Starting in 23.03, the --response-cache-byte-size flag is now deprecated and --cache-config should be used instead. For backwards compatibility, --response-cache-byte-size will continue to function under the hood by being converted to the corresponding --cache-config argument, but it will default to using the local cache implementation. It is not possible to choose other cache implementations using the --response-cache-byte-size flag.

For example, --response-cache-byte-size 1048576 would be equivalent to --cache-config local,size=1048576. However, the --cache-config flag is much more flexible and should be used instead.

Warning

The local cache implementation may fail to initialize for very small values of --cache-config local,size=<small_value> or --response-cache-byte-size (ex: less than 1024 bytes) due to internal memory management requirements. If you encounter an initialization error for a relatively small cache size, try increasing it.

Similarly, the size is upper bounded by the available RAM on the system. If you encounter an initial allocation error for a very large cache size setting, try decreasing it.

Performance#

The response cache is intended to be used for use cases where a significant number of duplicate requests (cache hits) are expected and therefore would benefit from caching. The term “significant” here is subjective to the use case, but a simple interpretation would be to consider the proportion of expected cache hits/misses, as well as the average time spend computing a response.

For cases where cache hits are common and computation is expensive, the cache can significantly improve overall performance.

For cases where most requests are unique (cache misses) or the compute is fast/cheap (the model is not compute-bound), the cache can negatively impact the overall performance due to the overhead of managing and communicating with the cache.

Ensemble Model Caching#

Top-level requests to ensemble models support caching if all composing models within the ensemble support caching as well.

Similarly, if a composing model in the ensemble doesn’t support caching, then the ensemble model would inherit this limitation and not support caching either. See the known limitations below for what types of models support caching.
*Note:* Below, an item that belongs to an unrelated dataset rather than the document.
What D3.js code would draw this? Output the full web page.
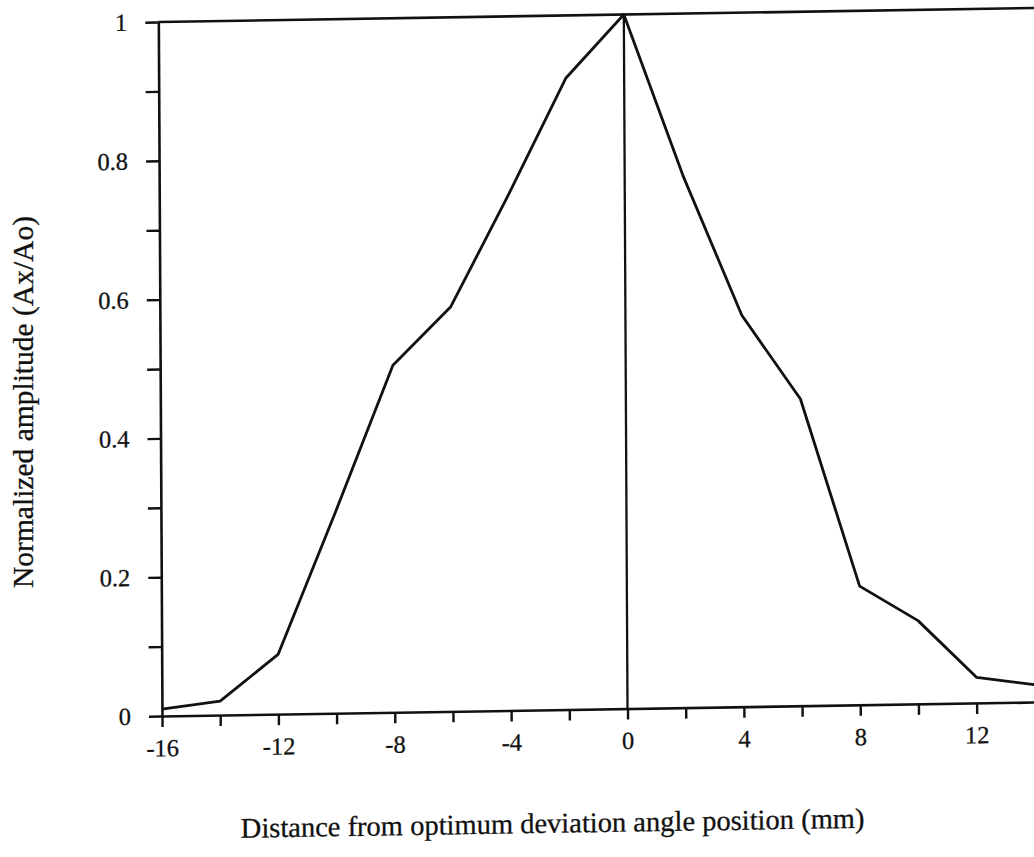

A cache hit on an ensemble will skip sending requests to the composing models entirely, and return the cached response from the ensemble model.

A cache miss on an ensemble will fallback to standard inference and the request will proceed to the composing models as usual.

The ensemble and its composing models can independently enable caching, and each maintain their own caches when enabled. It is possible for a request to be a cache miss at the ensemble level, but then for an intermediate model within the ensemble to have a cache hit, depending on the inputs and outputs of models being composed. Composing models do not need to enable caching to enable it at the ensemble level.

Known Limitations#

  • Only input tensors located in CPU memory will be hashable for accessing the cache. If an inference request contains input tensors not in CPU memory, the request will not be hashed and therefore the response will not be cached.

  • Only responses with all output tensors located in CPU memory will be eligible for caching. If any output tensor in a response is not located in CPU memory, the response will not be cached.

  • The cache is accessed using only the inference request hash. As a result, if two different inference requests generate the same hash (a hash collision), then Triton may incorrectly use the cached result for an inference request. The hash is a 64-bit value so the likelihood of collision is small.

  • Only successful inference requests will have their responses cached. If a request fails or returns an error during inference, its response will not be cached.

  • Only requests going through the Default Scheduler or Dynamic Batch Scheduler are eligible for caching. The Sequence Batcher does not currently support response caching.

  • The response cache does not currently support decoupled models.